#### Data:
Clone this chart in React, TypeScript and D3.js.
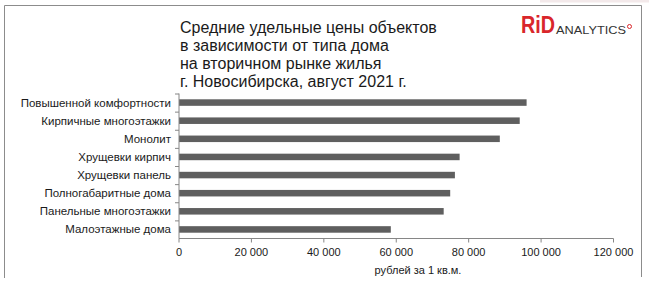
import React from "react";
import * as d3 from "d3";

const categories = [
  "Повышенной комфортности",
  "Кирпичные многоэтажки",
  "Монолит",
  "Хрущевки кирпич",
  "Хрущевки панель",
  "Полногабаритные дома",
  "Панельные многоэтажки",
  "Малоэтажные дома",
];
const values = [96000, 94100, 88600, 77500, 76200, 74900, 73100, 58500];
const xTicks = [0, 20000, 40000, 60000, 80000, 100000, 120000];
const titleLines = [
  "Средние удельные цены объектов",
  "в зависимости от типа дома",
  "на вторичном рынке жилья",
  "г. Новосибирска, август 2021 г.",
];
const xAxisTitle = "рублей за 1 кв.м.";

const W = 649;
const H = 287;
const FONT = "'Liberation Sans', Arial, sans-serif";

export default function App() {
  const x = d3.scaleLinear().domain([0, 120000]).range([179, 613.5]);
  const y = d3.scaleBand<string>().domain(categories).range([93.5, 238.5]).paddingInner(0.64).paddingOuter(0.32);
  const band = d3.scaleBand<string>().domain(categories).range([93.5, 238.5]);
  const fmt = (v: number) => d3.format(",")(v).replace(/,/g, " ");
  const axisColor = "#868686";
  const axisY = 238.5;

  return (
    <div style={{ position: "absolute", left: 0, top: 0 }}>
      <svg width={W} height={H} style={{ display: "block" }}>
        <rect x={0} y={0} width={W} height={H} fill="#fff" />
        <rect x={540} y={0} width={109} height={2.5} fill="#f3e9ea" />
        {/* border */}
        <path d={`M4.5,278 V5.5 H641.5 V277`} fill="none" stroke="#8c8c8c" strokeWidth={1} />

        {/* title */}
        <g fontFamily={FONT} fontSize={16} fill="#1a1a1a">
          {titleLines.map((t, i) => (
            <text key={i} x={180} y={33 + i * 18}>{t}</text>
          ))}
        </g>

        {/* logo */}
        <g>
          <text x={521} y={33} fontFamily={FONT} fontWeight="bold" fontSize={23} fill="#d9262b" textLength={34} lengthAdjust="spacingAndGlyphs">RiD</text>
          <text x={556} y={34} fontFamily={FONT} fontSize={11} fill="#333" textLength={70} lengthAdjust="spacingAndGlyphs">ANALYTICS</text>
          <circle cx={629.5} cy={26.5} r={2} fill="none" stroke="#d9262b" strokeWidth={1} />
        </g>

        {/* bars */}
        {categories.map((c, i) => (
          <rect key={c} x={x(0)} y={y(c)!} width={x(values[i]) - x(0)} height={y.bandwidth()} fill="#5f5f5f" />
        ))}

        {/* y axis */}
        <line x1={179} x2={179} y1={93.5} y2={axisY} stroke={axisColor} />
        {categories.map((c) => (
          <line key={"t" + c} x1={175} x2={179} y1={band(c)! + 0.5} y2={band(c)! + 0.5} stroke={axisColor} />
        ))}
        <g fontFamily={FONT} fontSize={11.5} fill="#1a1a1a" textAnchor="end">
          {categories.map((c) => (
            <text key={"l" + c} x={171} y={band(c)! + band.bandwidth() / 2 + 4}>{c}</text>
          ))}
        </g>

        {/* x axis */}
        <line x1={179} x2={613.5} y1={axisY} y2={axisY} stroke={axisColor} />
        {xTicks.map((v) => (
          <line key={"x" + v} x1={x(v)} x2={x(v)} y1={axisY} y2={axisY + 4} stroke={axisColor} />
        ))}
        <g fontFamily={FONT} fontSize={11} fill="#1a1a1a" textAnchor="middle">
          {xTicks.map((v) => (
            <text key={"xl" + v} x={x(v)} y={256}>{fmt(v)}</text>
          ))}
          <text x={418} y={274}>{xAxisTitle}</text>
        </g>
      </svg>
    </div>
  );
}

#### Exercise:
The data above should be repeated exactly, minus any pictures.

#### Written answer:
Clone this chart in React, TypeScript and D3.js.
import React from "react";
import * as d3 from "d3";

const categories = [
  "Повышенной комфортности",
  "Кирпичные многоэтажки",
  "Монолит",
  "Хрущевки кирпич",
  "Хрущевки панель",
  "Полногабаритные дома",
  "Панельные многоэтажки",
  "Малоэтажные дома",
];
const values = [96000, 94100, 88600, 77500, 76200, 74900, 73100, 58500];
const xTicks = [0, 20000, 40000, 60000, 80000, 100000, 120000];
const titleLines = [
  "Средние удельные цены объектов",
  "в зависимости от типа дома",
  "на вторичном рынке жилья",
  "г. Новосибирска, август 2021 г.",
];
const xAxisTitle = "рублей за 1 кв.м.";

const W = 649;
const H = 287;
const FONT = "'Liberation Sans', Arial, sans-serif";

export default function App() {
  const x = d3.scaleLinear().domain([0, 120000]).range([179, 613.5]);
  const y = d3.scaleBand<string>().domain(categories).range([93.5, 238.5]).paddingInner(0.64).paddingOuter(0.32);
  const band = d3.scaleBand<string>().domain(categories).range([93.5, 238.5]);
  const fmt = (v: number) => d3.format(",")(v).replace(/,/g, " ");
  const axisColor = "#868686";
  const axisY = 238.5;

  return (
    <div style={{ position: "absolute", left: 0, top: 0 }}>
      <svg width={W} height={H} style={{ display: "block" }}>
        <rect x={0} y={0} width={W} height={H} fill="#fff" />
        <rect x={540} y={0} width={109} height={2.5} fill="#f3e9ea" />
        {/* border */}
        <path d={`M4.5,278 V5.5 H641.5 V277`} fill="none" stroke="#8c8c8c" strokeWidth={1} />

        {/* title */}
        <g fontFamily={FONT} fontSize={16} fill="#1a1a1a">
          {titleLines.map((t, i) => (
            <text key={i} x={180} y={33 + i * 18}>{t}</text>
          ))}
        </g>

        {/* logo */}
        <g>
          <text x={521} y={33} fontFamily={FONT} fontWeight="bold" fontSize={23} fill="#d9262b" textLength={34} lengthAdjust="spacingAndGlyphs">RiD</text>
          <text x={556} y={34} fontFamily={FONT} fontSize={11} fill="#333" textLength={70} lengthAdjust="spacingAndGlyphs">ANALYTICS</text>
          <circle cx={629.5} cy={26.5} r={2} fill="none" stroke="#d9262b" strokeWidth={1} />
        </g>

        {/* bars */}
        {categories.map((c, i) => (
          <rect key={c} x={x(0)} y={y(c)!} width={x(values[i]) - x(0)} height={y.bandwidth()} fill="#5f5f5f" />
        ))}

        {/* y axis */}
        <line x1={179} x2={179} y1={93.5} y2={axisY} stroke={axisColor} />
        {categories.map((c) => (
          <line key={"t" + c} x1={175} x2={179} y1={band(c)! + 0.5} y2={band(c)! + 0.5} stroke={axisColor} />
        ))}
        <g fontFamily={FONT} fontSize={11.5} fill="#1a1a1a" textAnchor="end">
          {categories.map((c) => (
            <text key={"l" + c} x={171} y={band(c)! + band.bandwidth() / 2 + 4}>{c}</text>
          ))}
        </g>

        {/* x axis */}
        <line x1={179} x2={613.5} y1={axisY} y2={axisY} stroke={axisColor} />
        {xTicks.map((v) => (
          <line key={"x" + v} x1={x(v)} x2={x(v)} y1={axisY} y2={axisY + 4} stroke={axisColor} />
        ))}
        <g fontFamily={FONT} fontSize={11} fill="#1a1a1a" textAnchor="middle">
          {xTicks.map((v) => (
            <text key={"xl" + v} x={x(v)} y={256}>{fmt(v)}</text>
          ))}
          <text x={418} y={274}>{xAxisTitle}</text>
        </g>
      </svg>
    </div>
  );
}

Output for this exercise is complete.